About 270 people attended, with a highly unusual mixed demographic that included mostly 20-somethings — but ranging up to those who might have been 50 years older.

The Honeydrops, with a barrelhouse-style rhythm section keyed by pianist Chris Burns, played two sets — 70 minutes and 90 minutes each — punctuated by a 30-minute break.

A major highlight was the rousing conclusion of the concert, finishing the night off with a most definitive bang.

Indeed, the six-member band — while playing a jam of its song “Hanging out With the Street People” —boogied off the stage and into the very center of the crowd below ... like a traditional New Orleans band at the end of a swinging, joyful jazz funeral.

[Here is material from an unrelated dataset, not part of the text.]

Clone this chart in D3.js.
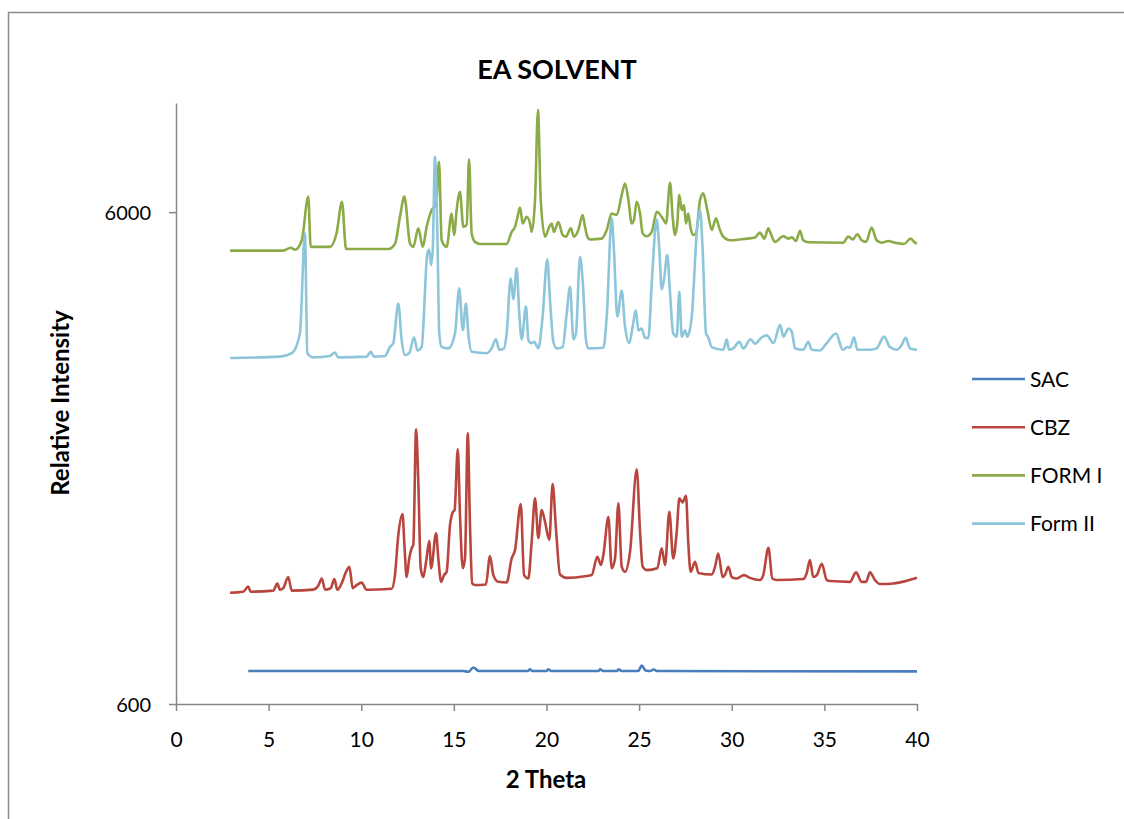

The throng of fans made way for the band members, who set up in a circle, facing one another, as the revved-up audience danced and cheered on the periphery.

The Honeydrops, who formed in 2007 and busked in the subway stations of Oakland, Calif., said during the Isis show that they — about five years ago — had played a four-day stint “on the streets” of downtown Asheville, earning them a performance in Lexington Avenue’s now-defunct BoBo Gallery.

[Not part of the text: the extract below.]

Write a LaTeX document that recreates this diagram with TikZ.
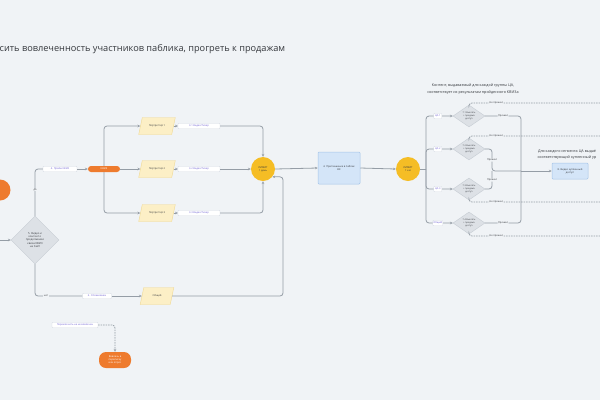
\documentclass[tikz,border=0pt]{standalone}
\usepackage{fontspec}
\setmainfont{Open Sans}
\usetikzlibrary{shapes.geometric,arrows.meta}
\definecolor{bg}{HTML}{F0F3F6}
\definecolor{lc}{HTML}{959DA6}
\definecolor{orng}{HTML}{EE7B2E}
\definecolor{ylw}{HTML}{F5BD25}
\definecolor{pgf}{HTML}{FCEFC6}
\definecolor{pgd}{HTML}{F0D993}
\definecolor{blf}{HTML}{D4E5F8}
\definecolor{bld}{HTML}{A5C4E8}
\definecolor{dif}{HTML}{DDE1E6}
\definecolor{did}{HTML}{C6CCD3}
\definecolor{lt}{HTML}{6D5FD3}
\definecolor{lb}{HTML}{D3D9E2}
\definecolor{dk}{HTML}{35383D}
\tikzset{
 conn/.style={draw=lc, line width=0.8pt, rounded corners=3pt},
 arr/.style={conn, -{Stealth[length=2.8pt,width=2.5pt]}},
 dconn/.style={conn, dash pattern=on 1.5pt off 1pt},
 tiny/.style={font=\fontsize{2.5}{3}\selectfont},
 lab/.style={tiny, fill=white, draw=lb, line width=0.3pt, rounded corners=0.8pt, text=lt, inner sep=0.6pt, minimum height=5.5pt},
 wlab/.style={tiny, fill=bg, text=dk, inner sep=0.5pt},
 pgshape/.style={fill=pgf, draw=pgd, line width=0.4pt},
 pgtext/.style={tiny, text=dk, minimum height=17pt, inner sep=0pt},
 dia/.style={diamond, fill=dif, draw=did, line width=0.4pt, inner sep=0pt, tiny, text=dk, align=center},
 sdia/.style={dia, minimum width=32pt, minimum height=22pt, aspect=1.45, font=\fontsize{2.2}{2.6}\selectfont},
 blbox/.style={rectangle, fill=blf, draw=bld, line width=0.5pt, rounded corners=1pt, inner sep=1pt, tiny, text=dk, align=center},
 lim/.style={circle, fill=ylw, minimum size=24pt, inner sep=0pt, tiny, text=dk, align=center},
 obox/.style={rectangle, fill=orng, text=white, tiny, align=center, inner sep=0.5pt}
}
% parallelogram: name, x, y, width, text
\newcommand{\pgr}[5]{%
 \filldraw[pgshape] (#2-#4/2+1.8,#3-8.5) -- (#2+#4/2+1.8,#3-8.5) -- (#2+#4/2-1.8,#3+8.5) -- (#2-#4/2-1.8,#3+8.5) -- cycle;
 \node[pgtext, minimum width=#4pt] (#1) at (#2,#3) {#5};}
\begin{document}
\begin{tikzpicture}[x=1pt,y=-1pt]
\fill[bg] (0,0) rectangle (600,400);
\useasboundingbox (0,0) rectangle (600,400);

% title
\node[anchor=west, inner sep=0pt, text=dk, font=\fontsize{9.2}{10}\selectfont] (title) at (-0.5,49) {сить вовлеченность участников паблика, прогреть к продажам};

% left start
\node[circle, fill=orng, minimum size=21pt, inner sep=0pt] (start) at (0,190) {};
\coordinate (inL) at (-2,240);
\node[dia, minimum width=48pt, minimum height=48pt, font=\fontsize{2.7}{3.3}\selectfont] (d5) at (35,240) {5. Видео и\\ контент о\\ продолжении\\ квиза КВИЗ\\ на Сайт};
\draw[arr] (inL) -- (d5.west);

% upper branch
\node[lab, minimum width=34pt] (l4) at (60,169) {4. Прайм КВИЗ};
\node[obox, minimum width=32pt, minimum height=6pt, rounded corners=3pt] (kviz) at (104,169) {КВИЗ};
\draw[conn] (d5.north) |- (l4.west);
\node[wlab] (da) at (35,190) {да};
\draw[arr] (l4.east) -- (kviz.west);

\pgr{p1}{157}{126}{33}{Портрет ЦА 1}
\pgr{p2}{157}{169}{33}{Портрет ЦА 2}
\pgr{p3}{157}{213}{33}{Портрет ЦА 3}
\node[lab, minimum width=42pt] (l31) at (199,126) {3.1 Видео/Тизер};
\node[lab, minimum width=42pt] (l32) at (199,169) {3.2 Видео/Тизер};
\node[lab, minimum width=42pt] (l33) at (199,213) {3.3 Видео/Тизер};
\node[lim] (c1) at (263,169) {ЛИМИТ\\ 1 день};

\draw[arr] (kviz.north) |- (p1.west);
\draw[arr] (kviz.east) -- (p2.west);
\draw[arr] (kviz.south) |- (p3.west);
\draw[arr] (p1.east) -- (l31.west);
\draw[arr] (p2.east) -- (l32.west);
\draw[arr] (p3.east) -- (l33.west);
\draw[arr] (l31.east) -| (c1.north);
\draw[arr] (l32.east) -- (c1.west);
\draw[arr] (l33.east) -| (c1.south);

% lower branch
\node[lab, minimum width=29pt] (l6) at (97,296) {6. Оплакиваем};
\pgr{obsh}{157}{296}{30}{Общий}
\draw[conn] (d5.south) |- (l6.west);
\node[wlab] (net) at (46,296) {нет};
\draw[arr] (l6.east) -- (obsh.west);
\draw[arr] (obsh.east) -- (283,296) |- (c1.-40);

% middle
\node[blbox, minimum width=42pt, minimum height=32pt] (b4) at (339,168) {4. Приглашение в паблик\\ ВК};
\node[lim] (c2) at (408,169) {ЛИМИТ\\ 1 час};
\draw[arr] (c1.east) -- (b4.west);
\draw[arr] (b4.east) -- (c2.west);

% right side
\node[text=dk, align=center, font=\fontsize{3.7}{6.5}\selectfont] (note1) at (473,89) {Контент, выдаваемый для каждой группы ЦА,\\ соответствует их результатам пройденного КВИЗа};
\node[sdia] (d71) at (469,116) {7.1 Выслать\\ + продажа\\ доступ};
\node[sdia] (d72) at (469,149) {7.2 Выслать\\ + продажа\\ доступ};
\node[sdia] (d73) at (469,189) {7.3 Выслать\\ + продажа\\ доступ};
\node[sdia] (d74) at (469,223) {7.4 Выслать\\ + продажа\\ доступ};

\draw[conn] (c2.east) -- (426,169);
\draw[arr] (426,169) |- node[lab, pos=0.72, minimum width=8pt]{ЦА 1} (d71.west);
\draw[arr] (426,169) |- node[lab, pos=0.72, minimum width=8pt]{ЦА 2} (d72.west);
\draw[arr] (426,169) |- node[lab, pos=0.72, minimum width=8pt]{ЦА 3} (d73.west);
\draw[arr] (426,169) |- node[lab, pos=0.72, minimum width=9pt]{Общий} (d74.west);

% passed
\node[blbox, minimum width=36pt, minimum height=16pt] (b8) at (570,171) {8. Видео купленный\\ доступ};
\node[text=dk, align=center, font=\fontsize{3.7}{6}\selectfont] (note2) at (567,155) {Для каждого сегмента ЦА выдаё\\ соответствующий купленный ур};
\draw[conn] (d71.east) -- node[wlab]{Прошел} (521,116) -- (521,223) -- node[wlab]{Прошел} (d74.east);
\draw[conn] (d72.east) -- (492,149) -- node[wlab]{Прошел} (492,171) -- (521,171);
\draw[conn] (d73.east) -- (492,189) -- node[wlab]{Прошел} (492,171);
\draw[arr] (521,171) -- (b8.west);

% not passed
\draw[dconn] (d71.north) |- node[wlab, pos=0.6]{Не прошел} (605,103);
\draw[dconn] (d72.north) |- node[wlab, pos=0.6]{Не прошел} (605,136);
\draw[dconn] (d73.south) |- node[wlab, pos=0.6]{Не прошел} (605,202);
\draw[dconn] (d74.south) |- node[wlab, pos=0.6]{Не прошел} (605,236);

% bottom left
\node[lab, minimum width=46pt] (lp) at (75,325) {Переключить на не вовлечен};
\node[obox, minimum width=32pt, minimum height=16pt, rounded corners=7pt] (o2) at (115,360) {Вовлечь в\\ переписку\\ или опрос};
\draw[dconn, -{Stealth[length=2.8pt,width=2.5pt]}] (lp.east) -| (o2.north);
\end{tikzpicture}
\end{document}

The Honeydrops are led by Lech Wierzynski, a dynamic lead singer with a golden voice and multi-instrumentalist. The group draws on diverse musical influences from Bay Area rhythm and blues, funk, Southern soul, Delta blues and New Orleans second-line.

The show opened with an original, “Superman Is Dead — Goodbye Whiskey” and then virtually soared with a cover of Wilson Pickett’s “Don’t Let the Green Grass Fool You” that featured a wild saxophone lead.

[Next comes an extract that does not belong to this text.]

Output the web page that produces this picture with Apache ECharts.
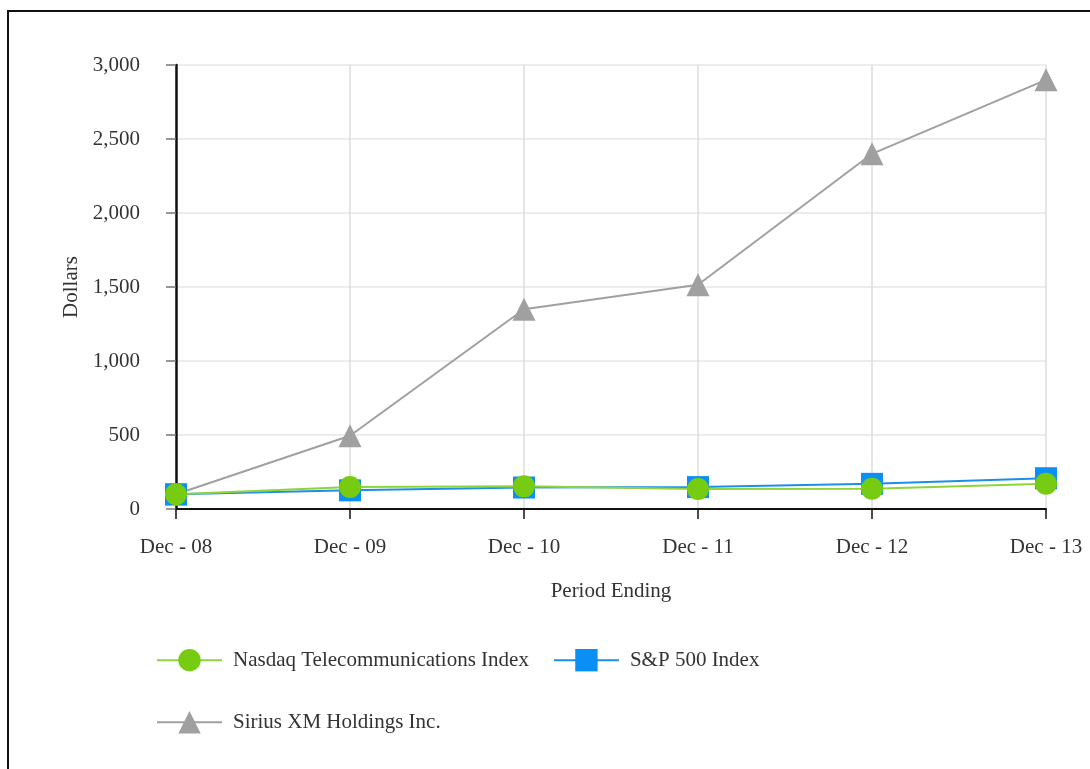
<!DOCTYPE html>
<html>
<head>
<meta charset="utf-8">
<script src="https://cdn.jsdelivr.net/npm/echarts@6/dist/echarts.min.js"></script>
<style>
html,body{margin:0;padding:0;background:#fff;}
#frame{position:absolute;left:7px;top:10px;width:1100px;height:757px;border-left:2px solid #111;border-top:2px solid #111;border-bottom:1px solid #ddd;}
#chart{position:absolute;left:0;top:0;width:1090px;height:769px;}
</style>
</head>
<body>
<div id="frame"></div>
<div id="chart"></div>
<script>
const categories = ['Dec - 08', 'Dec - 09', 'Dec - 10', 'Dec - 11', 'Dec - 12', 'Dec - 13'];
const nasdaqTelecom = [100, 149, 153, 135, 137, 171];
const sp500 = [100, 126, 145, 148, 170, 208];
const siriusXM = [100, 495, 1350, 1515, 2400, 2900];
const yTicks = [0, 500, 1000, 1500, 2000, 2500, 3000];

const FONT = 'Liberation Serif';
const FS = 21;
const chart = echarts.init(document.getElementById('chart'), null, {renderer: 'canvas'});
chart.setOption({
  backgroundColor: 'transparent',
  animation: false,
  grid: {left: 176, right: 44, top: 65, bottom: 260, containLabel: false},
  legend: [
    {
      left: 151, top: 644, orient: 'horizontal',
      itemWidth: 65, itemHeight: 28, itemGap: 24,
      data: ['Nasdaq Telecommunications Index', 'S&P 500 Index'],
      textStyle: {fontFamily: FONT, fontSize: FS, color: '#333', padding: [0, 0, 0, 6]}
    },
    {
      left: 151, top: 706, orient: 'horizontal',
      itemWidth: 65, itemHeight: 28,
      data: ['Sirius XM Holdings Inc.'],
      textStyle: {fontFamily: FONT, fontSize: FS, color: '#333', padding: [0, 0, 0, 6]}
    }
  ],
  xAxis: {
    type: 'category',
    data: categories,
    boundaryGap: false,
    name: 'Period Ending',
    nameLocation: 'middle',
    nameGap: 72,
    nameTextStyle: {fontFamily: FONT, fontSize: FS, color: '#333'},
    axisLine: {lineStyle: {color: '#111', width: 2}},
    axisTick: {show: true, length: 10, lineStyle: {color: '#111', width: 1.5}},
    axisLabel: {fontFamily: FONT, fontSize: FS, color: '#333', margin: 28},
    splitLine: {show: true, lineStyle: {color: '#dcdcdc', width: 1.5}}
  },
  yAxis: {
    type: 'value',
    min: 0, max: 3000, interval: 500,
    name: 'Dollars',
    nameLocation: 'middle',
    nameGap: 94,
    nameRotate: 90,
    nameTextStyle: {fontFamily: FONT, fontSize: FS, color: '#333'},
    axisLine: {show: true, lineStyle: {color: '#111', width: 2.5}},
    axisTick: {show: true, length: 10, lineStyle: {color: '#777', width: 1.5}},
    axisLabel: {
      fontFamily: FONT, fontSize: FS, color: '#333', margin: 36,
      formatter: v => yTicks.includes(v) ? v.toLocaleString('en-US') : ''
    },
    splitLine: {show: true, lineStyle: {color: '#e6e6e6', width: 1.5}}
  },
  series: [
    {
      name: 'Sirius XM Holdings Inc.',
      type: 'line',
      data: siriusXM,
      symbol: 'triangle',
      symbolSize: 23,
      z: 2,
      lineStyle: {color: '#a0a0a0', width: 2},
      itemStyle: {color: '#a0a0a0'}
    },
    {
      name: 'S&P 500 Index',
      type: 'line',
      data: sp500,
      symbol: 'rect',
      symbolSize: 22,
      z: 3,
      lineStyle: {color: '#1e8fe6', width: 2},
      itemStyle: {color: '#0a8ff5'}
    },
    {
      name: 'Nasdaq Telecommunications Index',
      type: 'line',
      data: nasdaqTelecom,
      symbol: 'circle',
      symbolSize: 22,
      z: 4,
      lineStyle: {color: '#8fd43a', width: 2},
      itemStyle: {color: '#77cc11'}
    }
  ]
});
</script>
</body>
</html>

The Honeydrops, a humble band that has recently served as an opening act to Bonnie Raitt, praised Asheville as “our new hometown,” extolling its many virtues, but added that “we still love Oakland.”

The band included lead singer Wierzynski (most of the time playing guitar, and sometimes on trumpet), along with a bassist, keyboardist, saxophonist, clarinetist and drummer. On certain songs, the clarinetist would play saxophone instead. Several group members also provided stellar backup harmony.

Wierzynski, who was born in Warsaw, Poland, has a voice that has been compared to that of late-great soul singers Sam Cooke and Jackie Wilson, among others.

The concert featured a mix of originals and covers of songs. At least twice during the concert, several of the group members would stand side by side at centerstage (while the others would leave the stage) and play songs that especially featured top-notch washboard-playing.

Other highlights of the first set included renditions of “Like You Mean It,” “Everybody Gets Brought Down” and “When It Was Wrong,” the last of which included an extended vocal jam at the end that delighted the crowd.

Memorable songs from the second set included renditions of The Impressions’ “People Get Ready” (with gorgeous three-part harmony), “Crazy Girls,” “Miss Louise” and “Just Because.”